On the street of Abuja, Nigeria’s city of power, for somebody to be doing evangelism and for life to be snubbed out. I don’t know where evangelism is a crime in our constitution. And up till now, the police are being paid, the DSS are being paid, with all the other law enforcement agencies not to be able to apprehend somebody.

PT: What do you think Christian leaders in government have done about this?

CAN President: I don’t know, you can ask them. Did you hear that recently, Emefiele was made leader of Nigeria’s international Islamic financial institution? What are we doing there, are we an Islamic nation? What have we got to do there in the first place? Who gave whoever did it, whether the president or the national assembly, who gave them the power? What type of provocative impunity is going on in Nigeria? CAN will take that up, we will not allow that to lie low.

PT: Before you were elected, so much controversy arose with CAN blocks with some leaders, even arrested. What efforts have been in place to address the controversies?

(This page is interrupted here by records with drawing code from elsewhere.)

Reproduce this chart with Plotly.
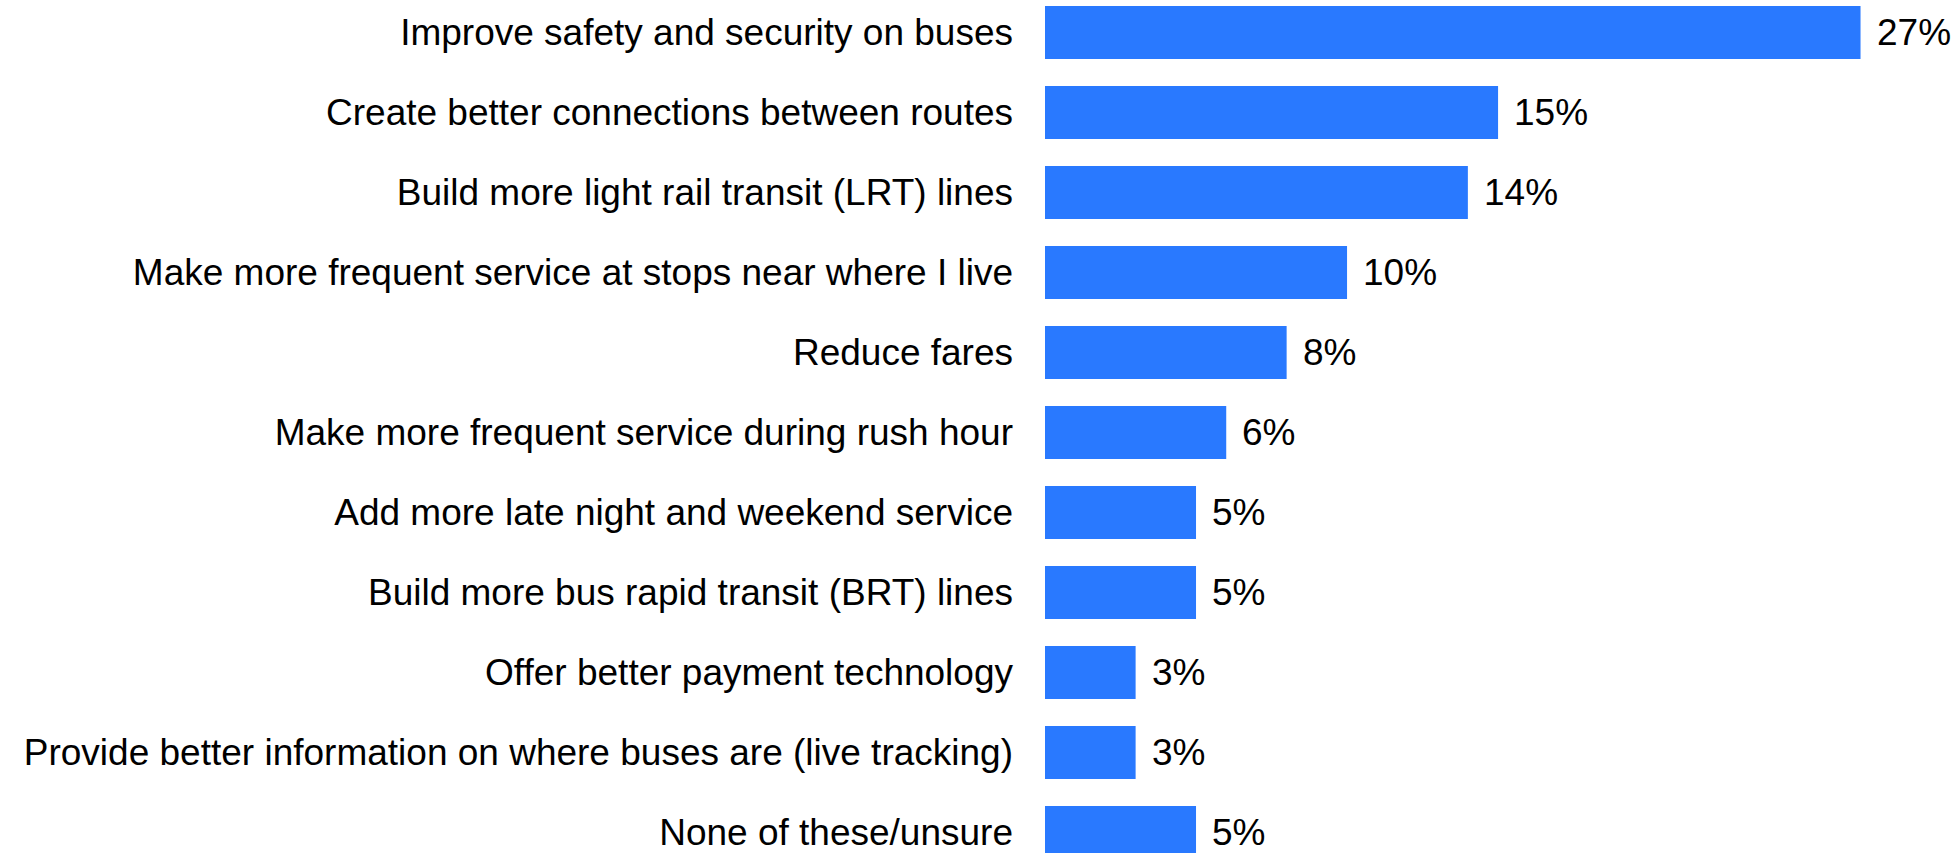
import plotly.graph_objects as go

categories = [
    "Improve safety and security on buses",
    "Create better connections between routes",
    "Build more light rail transit (LRT) lines",
    "Make more frequent service at stops near where I live",
    "Reduce fares",
    "Make more frequent service during rush hour",
    "Add more late night and weekend service",
    "Build more bus rapid transit (BRT) lines",
    "Offer better payment technology",
    "Provide better information on where buses are (live tracking)",
    "None of these/unsure",
]
values = [27, 15, 14, 10, 8, 6, 5, 5, 3, 3, 5]
labels = [f"{v}%" for v in values]

BAR_COLOR = "#2979FF"
FONT = "Liberation Sans, Arial, sans-serif"
FS = 37

fig = go.Figure()
fig.add_trace(go.Bar(
    x=values,
    y=categories,
    orientation="h",
    marker=dict(color=BAR_COLOR, line=dict(width=0)),
    hoverinfo="skip",
))

for c, v, t in zip(categories, values, labels):
    fig.add_annotation(
        x=v, y=c, text=t, showarrow=False,
        xanchor="left", yanchor="middle", xshift=14,
        font=dict(family=FONT, size=FS, color="black"),
    )

fig.update_layout(
    width=1959, height=853,
    margin=dict(l=1045, r=0, t=0, b=0, pad=0),
    paper_bgcolor="white", plot_bgcolor="white",
    bargap=0.3375,
    showlegend=False,
    font=dict(family=FONT, size=FS, color="black"),
)
fig.update_xaxes(range=[0, 30.26], visible=False, showgrid=False, zeroline=False)
fig.update_yaxes(
    range=[10.256, -0.406],
    showgrid=False, zeroline=False, showline=False,
    ticks="", ticklabelstandoff=31,
    tickfont=dict(family=FONT, size=FS, color="black"),
)

fig.write_html(
    "out.html",
    config={"displayModeBar": False},
    post_script="document.body.style.margin='0';document.body.style.overflow='hidden';",
)
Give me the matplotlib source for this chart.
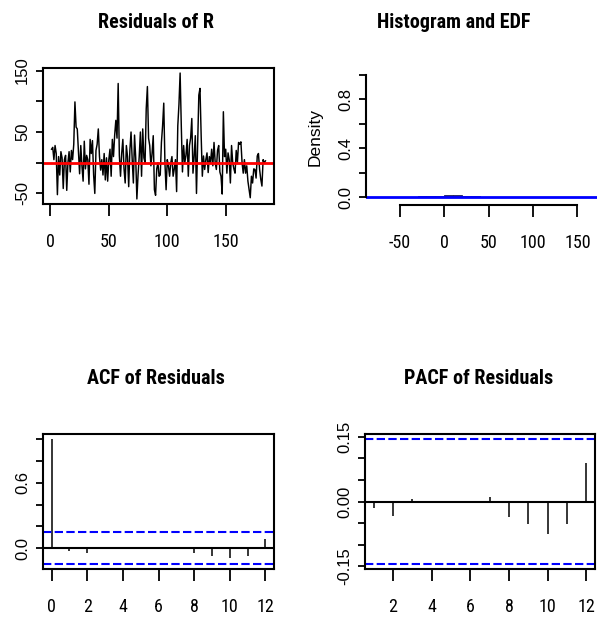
import numpy as np
import matplotlib
matplotlib.use("Agg")
import matplotlib.pyplot as plt
from matplotlib import font_manager as fm

# ---------------- data ----------------
residuals = [
    22, 25, 5, 28, 15, -52, 10, -20, 18, 8,
    -42, 5, 12, -45, 0, 18, -15, 20, 5, 30,
    99, 58, 55, 20, -18, 28, -5, -30, 35, -10,
    12, 5, -35, 38, 15, 36, -20, -50, 20, 30,
    55, 10, -12, 5, -20, 15, -28, 8, -30, 5,
    22, -22, 38, 10, 45, 69, 40, 129, 12, -22,
    15, 38, -10, -33, 28, 10, -39, 20, 50, 5,
    -33, 45, 8, -59, -20, 10, 50, -22, 55, 8,
    0, 88, 124, 40, 28, -5, 15, 44, -44, -53,
    -10, 0, -22, -20, 33, 60, 97, 0, -44, 5,
    -5, -22, 0, 10, -22, -10, 5, -47, 60, 95,
    146, 60, -15, 28, 0, 12, 38, -22, 28, 40,
    72, -17, 10, 44, -50, 30, 110, 121, 44, -22,
    11, -11, 5, 16, -16, 10, 0, 22, -5, 33,
    0, -11, 20, 28, -15, -22, -51, 83, 10, 22,
    -17, 16, 5, -33, 28, 0, -10, -17, 20, 0,
    33, 30, 34, 0, -17, 5, -17, -5, -30, -44,
    -57, -22, -33, -10, -11, -25, 11, 15, -11, -27,
    -38, 5, 0, 3,
]
time_index = np.arange(1, len(residuals) + 1)

acf_lags = list(range(0, 13))
acf_values = [1.0, -0.024, -0.048, 0.005, -0.003, 0.002, -0.002, 0.008,
              -0.048, -0.070, -0.085, -0.067, 0.085]

pacf_lags = list(range(1, 13))
pacf_values = [-0.014, -0.033, 0.006, 0.001, -0.002, 0.002, 0.010,
               -0.036, -0.052, -0.075, -0.052, 0.090]

titles = ["Residuals of R", "Histogram and EDF", "ACF of Residuals", "PACF of Residuals"]

ts_xticks = [0, 50, 100, 150]
ts_yticks = [-50, 0, 50, 100, 150]
ts_ylabels = ["-50", "", "50", "", "150"]

hist_xticks = [-50, 0, 50, 100, 150]
hist_yticks = [0.0, 0.2, 0.4, 0.6, 0.8, 1.0]
hist_ylabels = ["0.0", "", "0.4", "", "0.8", ""]
hist_xlim = [-88, 172]
hist_bins = list(range(-60, 160, 10))

acf_xticks = [0, 2, 4, 6, 8, 10, 12]
acf_yticks = [0.0, 0.2, 0.4, 0.6, 0.8, 1.0]
acf_ylabels = ["0.0", "", "", "0.6", "", ""]

pacf_xticks = [2, 4, 6, 8, 10, 12]
pacf_yticks = [-0.15, -0.10, -0.05, 0.0, 0.05, 0.10, 0.15]
pacf_ylabels = ["-0.15", "", "", "0.00", "", "", "0.15"]

n_obs = len(residuals)
conf_limit = 1.96 / np.sqrt(n_obs)

# ---------------- fonts ----------------
names = {f.name for f in fm.fontManager.ttflist}
narrow_family, narrow_stretch = None, "normal"
for cand in ["Liberation Sans Narrow", "Roboto Condensed", "Open Sans Condensed",
             "Noto Sans Condensed", "DejaVu Sans Condensed"]:
    if cand in names:
        narrow_family = cand
        break
if narrow_family is None:
    narrow_family = "Liberation Sans" if "Liberation Sans" in names else "DejaVu Sans"
rot_family = "Liberation Sans" if "Liberation Sans" in names else "DejaVu Sans"

W, H = 608, 620
fig = plt.figure(figsize=(W / 100, H / 100), dpi=100)
fig.patch.set_facecolor("white")


def rect(l, t, r, b):
    return [l / W, 1 - b / H, (r - l) / W, (b - t) / H]


def rrange(lo, hi):
    d = (hi - lo) * 0.04
    return lo - d, hi + d


PX = 0.72  # points per pixel
XLAB = dict(family=narrow_family, stretch=narrow_stretch, size=13)
YLAB = dict(family=rot_family, size=12)


def style_axes(ax, xticks, yticks, ylabels, box=True):
    if not box:
        ax.spines["top"].set_visible(False)
        ax.spines["right"].set_visible(False)
        ax.spines["bottom"].set_position(("outward", 2))
    ax.set_xticks(xticks)
    ax.set_xticklabels([str(v) for v in xticks], fontdict=XLAB)
    ax.set_yticks(yticks)
    ax.set_yticklabels(ylabels, fontdict=YLAB, rotation=90, va="center", ha="right")
    ax.tick_params(axis="x", direction="out", length=12 * PX, width=1.3, pad=17 * PX, colors="black")
    ax.tick_params(axis="y", direction="out", length=7 * PX, width=1.3, pad=6 * PX, colors="black")
    for lab in ax.get_yticklabels():
        lab.set_va("center")
    for s in ax.spines.values():
        s.set_linewidth(1.5)
        s.set_color("black")


TITLE = dict(family=narrow_family, stretch=narrow_stretch, size=14.5, weight="bold",
             ha="center", va="center")

# ---------------- panel 1: residual time series ----------------
ax1 = fig.add_axes(rect(43, 68, 274, 204))
ax1.plot(time_index, residuals, color="black", lw=1.05)
ax1.axhline(0, color="red", lw=2)
ax1.set_xlim(*rrange(time_index.min(), time_index.max()))
ax1.set_ylim(*rrange(min(residuals), max(residuals)))
style_axes(ax1, ts_xticks, ts_yticks, ts_ylabels)
fig.text(156 / W, 1 - 23 / H, titles[0], **TITLE)

# ---------------- panel 2: histogram ----------------
ax2 = fig.add_axes(rect(366, 70, 597, 202))
ax2.hist(residuals, bins=hist_bins, density=True, facecolor="#202060",
         edgecolor="#202060", lw=0.6)
ax2.axhline(0, color="blue", lw=2)
ax2.set_xlim(*hist_xlim)
ax2.set_ylim(-0.04, 1.04)
style_axes(ax2, hist_xticks, hist_yticks, hist_ylabels, box=False)
ax2.spines["left"].set_bounds(0, 1)
ax2.spines["bottom"].set_bounds(-50, 150)
fig.text(315 / W, 1 - 137 / H, "Density", family=rot_family, size=12.5,
         rotation=90, ha="center", va="center")
fig.text(454 / W, 1 - 23 / H, titles[1], **TITLE)

# ---------------- panel 3: ACF ----------------
ax3 = fig.add_axes(rect(43, 434, 274, 569))
ax3.vlines(acf_lags, 0, acf_values, color="black", lw=1.1)
ax3.axhline(0, color="black", lw=1.5)
for c in (conf_limit, -conf_limit):
    ax3.axhline(c, color="blue", lw=1.5, ls=(0, (4, 1.6)))
ax3.set_xlim(*rrange(min(acf_lags), max(acf_lags)))
ax3.set_ylim(*rrange(min(min(acf_values), -conf_limit), max(max(acf_values), conf_limit)))
style_axes(ax3, acf_xticks, acf_yticks, acf_ylabels)
fig.text(156 / W, 1 - 379 / H, titles[2], **TITLE)

# ---------------- panel 4: PACF ----------------
ax4 = fig.add_axes(rect(365, 434, 595, 569))
ax4.vlines(pacf_lags, 0, pacf_values, color="black", lw=1.1)
ax4.axhline(0, color="black", lw=1.5)
for c in (conf_limit, -conf_limit):
    ax4.axhline(c, color="blue", lw=1.5, ls=(0, (4, 1.6)))
ax4.set_xlim(*rrange(min(pacf_lags), max(pacf_lags)))
ax4.set_ylim(*rrange(min(min(pacf_values), -conf_limit), max(max(pacf_values), conf_limit)))
style_axes(ax4, pacf_xticks, pacf_yticks, pacf_ylabels)
fig.text(479 / W, 1 - 379 / H, titles[3], **TITLE)

fig.savefig("out.png", dpi=100, facecolor="white")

CAN President: There is no organisation, without ups and downs. We are trying to reconcile and it is not wise to continue to flog the issue; you only need to be praying with me, that we will be able to get everybody to agree together. There must be unity in diversity; the attitude of mutual respect, for us to move forward. Reconciliatory efforts are ongoing and it is not good to be apportioning blames here and there. Just pray with us that the Lord god will perfect things for us, with all the aggrieved parties, including the Catholic Church. But what I would say boldly is that: I did not fight with anybody, nobody is fighting with me. If anybody is aggrieved, I would like to know why.

PT: What is your reaction to recent incidences of Church building collapse in Nigeria?

CAN President: My advice is to all Nigerians. Let them engage thoroughbred structural engineers, because the lives of many people are at stake. Buildings have been collapsing here and there. There are some people with good certificates who cannot defend it. When I am talking of being thoroughbred professionals, I am talking of people whose works can evidently be seen everywhere, before we can employ them.